[start of Dataset records]

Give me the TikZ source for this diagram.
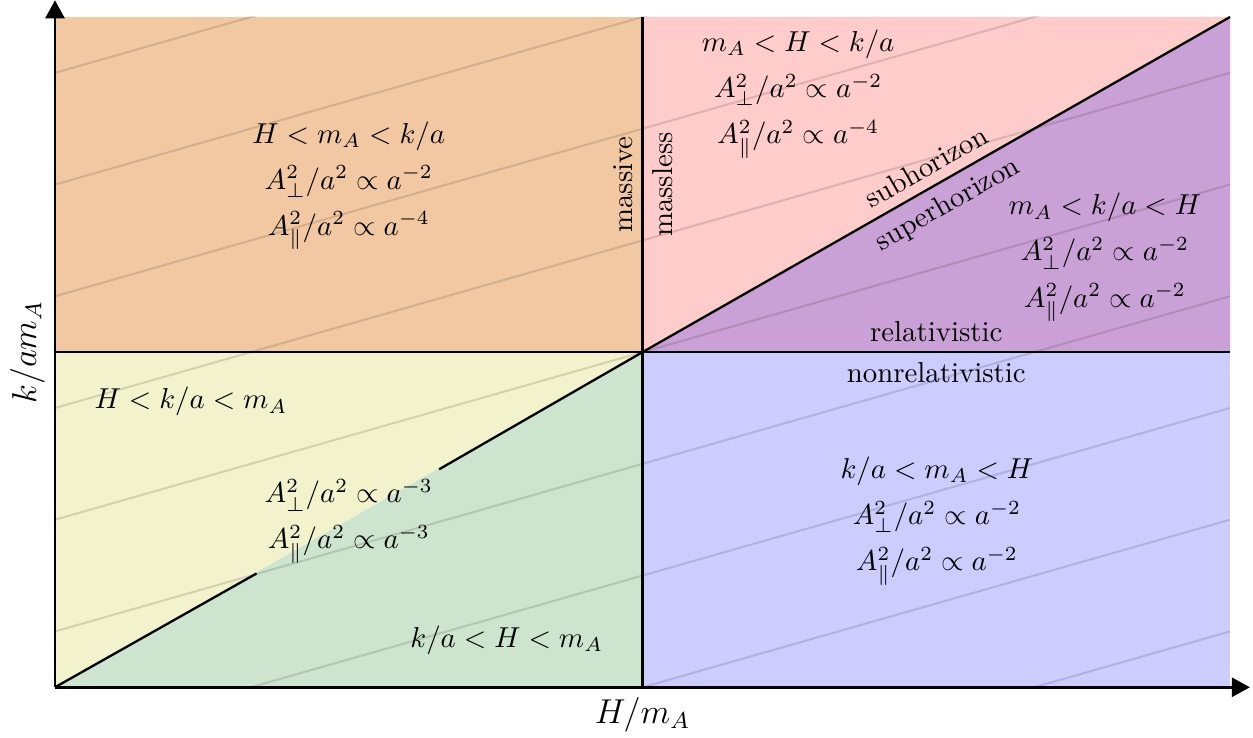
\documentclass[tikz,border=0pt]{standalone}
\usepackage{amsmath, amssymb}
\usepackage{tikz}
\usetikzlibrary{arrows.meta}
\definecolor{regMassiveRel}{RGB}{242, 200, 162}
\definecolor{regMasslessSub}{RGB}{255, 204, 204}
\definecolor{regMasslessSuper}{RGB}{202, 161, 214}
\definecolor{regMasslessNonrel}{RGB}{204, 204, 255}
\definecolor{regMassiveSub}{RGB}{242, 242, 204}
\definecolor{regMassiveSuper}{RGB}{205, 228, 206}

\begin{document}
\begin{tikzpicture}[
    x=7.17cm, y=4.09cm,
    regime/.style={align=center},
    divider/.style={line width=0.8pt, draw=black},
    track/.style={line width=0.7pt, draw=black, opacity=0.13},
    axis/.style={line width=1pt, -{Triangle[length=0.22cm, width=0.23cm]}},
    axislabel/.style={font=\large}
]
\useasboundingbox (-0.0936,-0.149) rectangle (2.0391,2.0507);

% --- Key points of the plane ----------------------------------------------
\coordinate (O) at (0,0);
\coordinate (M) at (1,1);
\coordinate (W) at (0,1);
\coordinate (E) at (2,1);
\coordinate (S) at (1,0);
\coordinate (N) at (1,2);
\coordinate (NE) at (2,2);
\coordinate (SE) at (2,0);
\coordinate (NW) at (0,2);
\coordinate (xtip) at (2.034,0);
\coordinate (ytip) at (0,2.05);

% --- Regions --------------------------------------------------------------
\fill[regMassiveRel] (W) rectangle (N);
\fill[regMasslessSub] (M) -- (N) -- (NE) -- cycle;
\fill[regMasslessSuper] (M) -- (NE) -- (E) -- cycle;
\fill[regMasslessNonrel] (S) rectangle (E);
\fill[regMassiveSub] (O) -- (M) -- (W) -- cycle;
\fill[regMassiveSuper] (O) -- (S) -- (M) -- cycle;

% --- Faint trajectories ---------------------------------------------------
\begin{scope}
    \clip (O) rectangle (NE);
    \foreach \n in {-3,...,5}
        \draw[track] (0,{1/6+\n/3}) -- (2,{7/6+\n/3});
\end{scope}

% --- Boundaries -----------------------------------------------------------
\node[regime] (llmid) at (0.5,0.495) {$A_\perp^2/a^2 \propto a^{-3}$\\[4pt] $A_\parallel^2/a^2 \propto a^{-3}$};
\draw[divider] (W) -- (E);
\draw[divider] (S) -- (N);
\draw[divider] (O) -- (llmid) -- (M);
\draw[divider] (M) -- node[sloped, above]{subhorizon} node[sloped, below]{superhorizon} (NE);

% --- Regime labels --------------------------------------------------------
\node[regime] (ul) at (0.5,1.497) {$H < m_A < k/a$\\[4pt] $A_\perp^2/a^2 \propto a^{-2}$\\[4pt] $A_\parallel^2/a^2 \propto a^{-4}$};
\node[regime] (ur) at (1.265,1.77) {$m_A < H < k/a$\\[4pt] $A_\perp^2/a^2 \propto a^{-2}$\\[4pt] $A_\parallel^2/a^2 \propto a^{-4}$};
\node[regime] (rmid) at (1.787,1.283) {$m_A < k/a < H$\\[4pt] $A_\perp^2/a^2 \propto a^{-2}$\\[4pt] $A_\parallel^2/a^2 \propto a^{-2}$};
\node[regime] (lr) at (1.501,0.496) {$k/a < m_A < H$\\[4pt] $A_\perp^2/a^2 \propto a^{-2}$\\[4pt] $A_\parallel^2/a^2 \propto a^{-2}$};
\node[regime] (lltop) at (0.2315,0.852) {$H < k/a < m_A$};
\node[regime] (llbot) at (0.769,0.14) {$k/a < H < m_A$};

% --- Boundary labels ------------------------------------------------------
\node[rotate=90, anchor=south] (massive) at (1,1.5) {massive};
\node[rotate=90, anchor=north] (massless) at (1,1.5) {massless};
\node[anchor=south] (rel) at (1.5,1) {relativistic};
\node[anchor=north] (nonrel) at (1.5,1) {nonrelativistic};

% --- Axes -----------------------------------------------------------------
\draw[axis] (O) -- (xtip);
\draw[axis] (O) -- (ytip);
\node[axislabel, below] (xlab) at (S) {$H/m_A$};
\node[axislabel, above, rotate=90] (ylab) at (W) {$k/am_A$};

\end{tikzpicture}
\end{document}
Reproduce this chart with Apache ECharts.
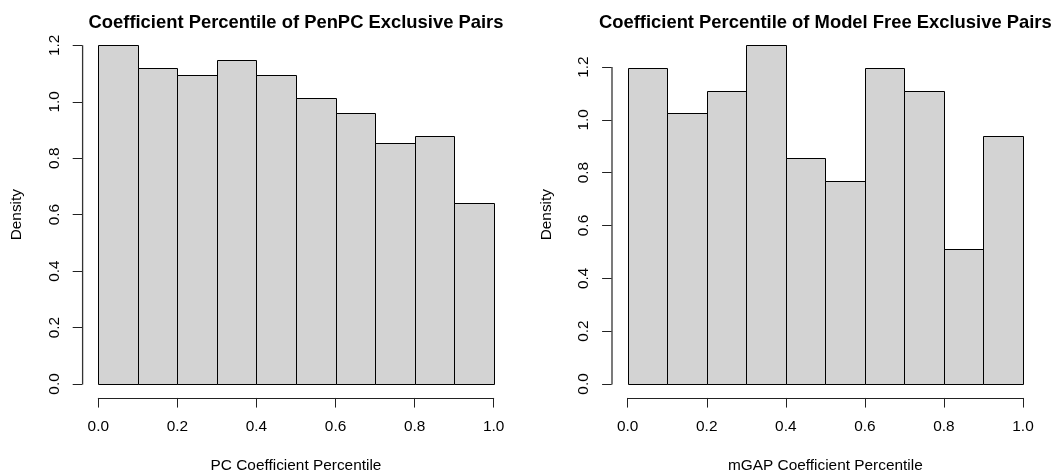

[end of Dataset records]

§ **Your objective**: Repeat, word for word and with no pictures, only the lines running from the beginning of the data to the line that contains "(ytip) at (0,2.05);".

§ **Task result**:
Give me the TikZ source for this diagram.
\documentclass[tikz,border=0pt]{standalone}
\usepackage{amsmath, amssymb}
\usepackage{tikz}
\usetikzlibrary{arrows.meta}
\definecolor{regMassiveRel}{RGB}{242, 200, 162}
\definecolor{regMasslessSub}{RGB}{255, 204, 204}
\definecolor{regMasslessSuper}{RGB}{202, 161, 214}
\definecolor{regMasslessNonrel}{RGB}{204, 204, 255}
\definecolor{regMassiveSub}{RGB}{242, 242, 204}
\definecolor{regMassiveSuper}{RGB}{205, 228, 206}

\begin{document}
\begin{tikzpicture}[
    x=7.17cm, y=4.09cm,
    regime/.style={align=center},
    divider/.style={line width=0.8pt, draw=black},
    track/.style={line width=0.7pt, draw=black, opacity=0.13},
    axis/.style={line width=1pt, -{Triangle[length=0.22cm, width=0.23cm]}},
    axislabel/.style={font=\large}
]
\useasboundingbox (-0.0936,-0.149) rectangle (2.0391,2.0507);

% --- Key points of the plane ----------------------------------------------
\coordinate (O) at (0,0);
\coordinate (M) at (1,1);
\coordinate (W) at (0,1);
\coordinate (E) at (2,1);
\coordinate (S) at (1,0);
\coordinate (N) at (1,2);
\coordinate (NE) at (2,2);
\coordinate (SE) at (2,0);
\coordinate (NW) at (0,2);
\coordinate (xtip) at (2.034,0);
\coordinate (ytip) at (0,2.05);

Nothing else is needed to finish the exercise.